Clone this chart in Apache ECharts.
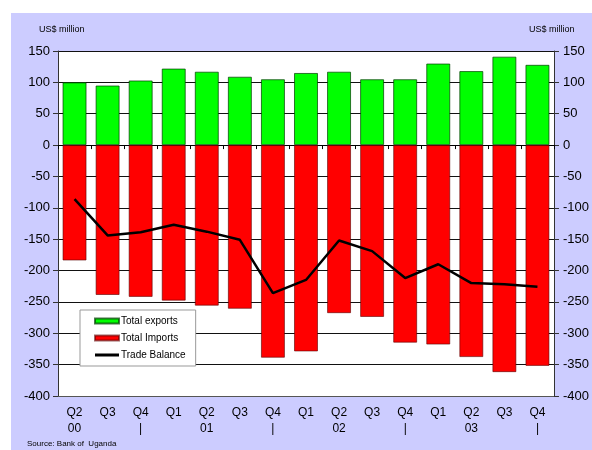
<!DOCTYPE html>
<html>
<head>
<meta charset="utf-8">
<script src="https://cdn.jsdelivr.net/npm/echarts@6/dist/echarts.min.js"></script>
<style>html,body{margin:0;padding:0;background:#fff;}#c{width:592px;height:450px;}</style>
</head>
<body>
<div id="c"></div>
<script>
var categories = ['Q2\n00','Q3','Q4\n|','Q1','Q2\n01','Q3','Q4\n|','Q1','Q2\n02','Q3','Q4\n|','Q1','Q2\n03','Q3','Q4\n|'];
var totalExports = [100, 95, 103, 122, 117, 109, 105, 115, 117, 105, 105, 130, 118, 141, 128];
var totalImports = [-184, -239, -242, -248, -256, -261, -339, -329, -268, -274, -315, -318, -338, -362, -352];
var tradeBalance = [-86, -144, -139, -127, -138, -151, -236, -215, -152, -169, -212, -190, -220, -222, -226];
var yTicks = {min: -400, max: 150, interval: 50};

var font = 'Liberation Sans, Arial, sans-serif';
var chart = echarts.init(document.getElementById('c'));
function yAx(pos, margin) {
  return {
    type: 'value', position: pos, min: yTicks.min, max: yTicks.max, interval: yTicks.interval,
    axisLine: {show: true, lineStyle: {color: '#333', width: 1}},
    axisTick: {show: true, length: 5, lineStyle: {color: '#333'}},
    axisLabel: {color: '#000', fontSize: 13, fontFamily: font, margin: margin},
    splitLine: {show: pos === 'left', lineStyle: {color: '#111', width: 1}}
  };
}
chart.setOption({
  animation: false,
  backgroundColor: '#fff',
  graphic: [
    {type: 'rect', z: -10, left: 11, top: 13, shape: {width: 581, height: 437}, style: {fill: '#CCCCFF'}},
    {type: 'text', left: 39, top: 25, style: {text: 'US$ million', fontSize: 9, fontFamily: font, fill: '#000'}},
    {type: 'text', left: 529, top: 25, style: {text: 'US$ million', fontSize: 9, fontFamily: font, fill: '#000'}},
    {type: 'text', left: 27, top: 440, style: {text: 'Source: Bank of  Uganda', fontSize: 8, fontFamily: font, fill: '#000'}}
  ],
  grid: {left: 58, right: 37, top: 51, bottom: 54, show: true, backgroundColor: '#fff', borderWidth: 0},
  legend: {
    orient: 'vertical', left: 80, top: 310, padding: [6, 10, 6, 14], itemGap: 7,
    backgroundColor: '#fff', borderColor: '#999', borderWidth: 1,
    itemWidth: 24, itemHeight: 5,
    textStyle: {color: '#000', fontSize: 10, fontFamily: font, padding: [0, 0, 0, -3]},
    data: [
      {name: 'Total exports', icon: 'rect'},
      {name: 'Total Imports', icon: 'rect'},
      {name: 'Trade Balance', icon: 'path://M0 0 H24 V3 H0 Z', itemStyle: {color: '#000', borderWidth: 0}}
    ]
  },
  xAxis: [
    {
      type: 'category', data: categories, position: 'bottom',
      axisLine: {onZero: false, show: true, lineStyle: {color: '#555'}},
      axisTick: {show: false},
      axisLabel: {interval: 0, color: '#000', fontSize: 12, fontFamily: font, lineHeight: 16, margin: 9}
    },
    {
      type: 'category', data: categories, position: 'top',
      axisLine: {onZero: true, show: true, lineStyle: {color: '#000'}},
      axisTick: {show: true, inside: true, length: 4, lineStyle: {color: '#000'}},
      axisLabel: {show: false}
    }
  ],
  yAxis: [yAx('left', 8), yAx('right', 9)],
  series: [
    {
      name: 'Total exports', type: 'bar', data: totalExports, barWidth: 24, barGap: '-100%',
      itemStyle: {color: '#00FF00', borderColor: 'rgba(0,60,0,0.7)', borderWidth: 1}
    },
    {
      name: 'Total Imports', type: 'bar', data: totalImports, barWidth: 24,
      itemStyle: {color: '#FF0000', borderColor: 'rgba(90,0,0,0.6)', borderWidth: 1}
    },
    {
      name: 'Trade Balance', type: 'line', data: tradeBalance, symbol: 'none', z: 5,
      lineStyle: {color: '#000', width: 2.5}, itemStyle: {color: '#000'}
    }
  ]
});
</script>
</body>
</html>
#####
*Exercise description*:
Your task is to reproduce all of the material exactly. The pictures stay out.

*Output of the exercise*:
Clone this chart in Apache ECharts.
<!DOCTYPE html>
<html>
<head>
<meta charset="utf-8">
<script src="https://cdn.jsdelivr.net/npm/echarts@6/dist/echarts.min.js"></script>
<style>html,body{margin:0;padding:0;background:#fff;}#c{width:592px;height:450px;}</style>
</head>
<body>
<div id="c"></div>
<script>
var categories = ['Q2\n00','Q3','Q4\n|','Q1','Q2\n01','Q3','Q4\n|','Q1','Q2\n02','Q3','Q4\n|','Q1','Q2\n03','Q3','Q4\n|'];
var totalExports = [100, 95, 103, 122, 117, 109, 105, 115, 117, 105, 105, 130, 118, 141, 128];
var totalImports = [-184, -239, -242, -248, -256, -261, -339, -329, -268, -274, -315, -318, -338, -362, -352];
var tradeBalance = [-86, -144, -139, -127, -138, -151, -236, -215, -152, -169, -212, -190, -220, -222, -226];
var yTicks = {min: -400, max: 150, interval: 50};

var font = 'Liberation Sans, Arial, sans-serif';
var chart = echarts.init(document.getElementById('c'));
function yAx(pos, margin) {
  return {
    type: 'value', position: pos, min: yTicks.min, max: yTicks.max, interval: yTicks.interval,
    axisLine: {show: true, lineStyle: {color: '#333', width: 1}},
    axisTick: {show: true, length: 5, lineStyle: {color: '#333'}},
    axisLabel: {color: '#000', fontSize: 13, fontFamily: font, margin: margin},
    splitLine: {show: pos === 'left', lineStyle: {color: '#111', width: 1}}
  };
}
chart.setOption({
  animation: false,
  backgroundColor: '#fff',
  graphic: [
    {type: 'rect', z: -10, left: 11, top: 13, shape: {width: 581, height: 437}, style: {fill: '#CCCCFF'}},
    {type: 'text', left: 39, top: 25, style: {text: 'US$ million', fontSize: 9, fontFamily: font, fill: '#000'}},
    {type: 'text', left: 529, top: 25, style: {text: 'US$ million', fontSize: 9, fontFamily: font, fill: '#000'}},
    {type: 'text', left: 27, top: 440, style: {text: 'Source: Bank of  Uganda', fontSize: 8, fontFamily: font, fill: '#000'}}
  ],
  grid: {left: 58, right: 37, top: 51, bottom: 54, show: true, backgroundColor: '#fff', borderWidth: 0},
  legend: {
    orient: 'vertical', left: 80, top: 310, padding: [6, 10, 6, 14], itemGap: 7,
    backgroundColor: '#fff', borderColor: '#999', borderWidth: 1,
    itemWidth: 24, itemHeight: 5,
    textStyle: {color: '#000', fontSize: 10, fontFamily: font, padding: [0, 0, 0, -3]},
    data: [
      {name: 'Total exports', icon: 'rect'},
      {name: 'Total Imports', icon: 'rect'},
      {name: 'Trade Balance', icon: 'path://M0 0 H24 V3 H0 Z', itemStyle: {color: '#000', borderWidth: 0}}
    ]
  },
  xAxis: [
    {
      type: 'category', data: categories, position: 'bottom',
      axisLine: {onZero: false, show: true, lineStyle: {color: '#555'}},
      axisTick: {show: false},
      axisLabel: {interval: 0, color: '#000', fontSize: 12, fontFamily: font, lineHeight: 16, margin: 9}
    },
    {
      type: 'category', data: categories, position: 'top',
      axisLine: {onZero: true, show: true, lineStyle: {color: '#000'}},
      axisTick: {show: true, inside: true, length: 4, lineStyle: {color: '#000'}},
      axisLabel: {show: false}
    }
  ],
  yAxis: [yAx('left', 8), yAx('right', 9)],
  series: [
    {
      name: 'Total exports', type: 'bar', data: totalExports, barWidth: 24, barGap: '-100%',
      itemStyle: {color: '#00FF00', borderColor: 'rgba(0,60,0,0.7)', borderWidth: 1}
    },
    {
      name: 'Total Imports', type: 'bar', data: totalImports, barWidth: 24,
      itemStyle: {color: '#FF0000', borderColor: 'rgba(90,0,0,0.6)', borderWidth: 1}
    },
    {
      name: 'Trade Balance', type: 'line', data: tradeBalance, symbol: 'none', z: 5,
      lineStyle: {color: '#000', width: 2.5}, itemStyle: {color: '#000'}
    }
  ]
});
</script>
</body>
</html>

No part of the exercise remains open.